IN THEIR advertisement of Charles W. Chestnut's "Marrow of Tradition" the publishers state that it will recall "Uncle Tom's Cabin," so great is the dramatic intensity, and so strong its appeal to popular sympathies. Mr. Chestnut has taken up the cause of the negro and has written a book which will please them and northern readers, but it is a question if it will meet with as favorable a reception in the south.
The plot is laid in Virginia and the colored question is brought out with all the force of a northern writer looking with northern eyes. In this respect it does remind one of "Uncle Tom's Cabin," but in that respect only. "The Marrow of Tradition," has not the tender sympathy for the slave which marked Mrs. Stowe's great work, neither has it those little touches of humor and of pathos which made Uncle Tom's Cabin readable in the south as well as the north.

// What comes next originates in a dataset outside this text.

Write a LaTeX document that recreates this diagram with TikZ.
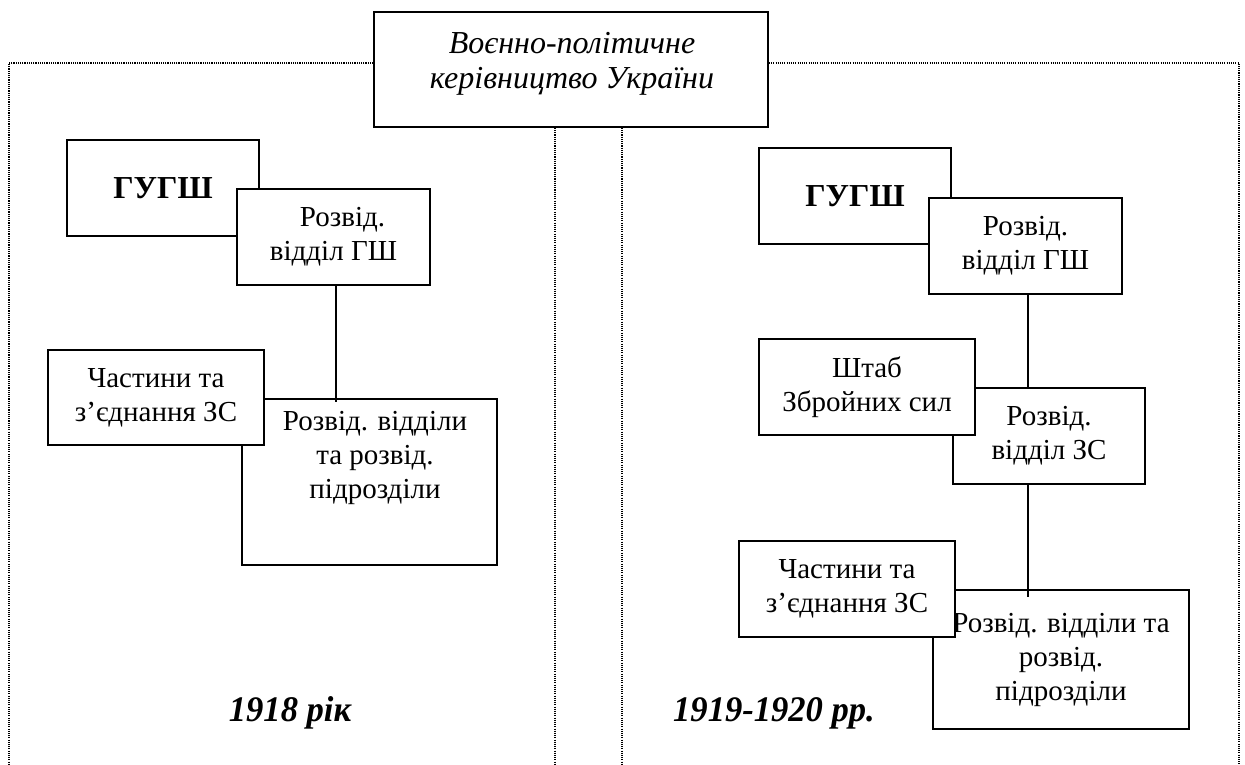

And yet it is a fascinating work which one does not like to lay down until it is finished. The darky scenes and characters are all truly drawn. The white characters are rather indistinct, but one can forgive that. The story of that massacre which occurred in a southern state is graphically depicted. The trials of a colored man in trying to gain a level with a white man in the south where he had been so long held in slavery are also well drawn. The plot of the book is good, interesting from beginning to end and will amuse many who care nothing for the deeper purpose which the author had in view. It is especially appropriate at the present time when the colored question is assuming proportions. As an eastern critic has said, "There have been other novels which have the color line for the central motive, but none since Uncle Tom's Cabin that is visibly the outburst of long pent up feeling."
As a novel it ranks high. As an advocate of the negro it stands equally well and will doubtless be popular in the north if it is not in the south. (Houghton, Mifflin & Co.)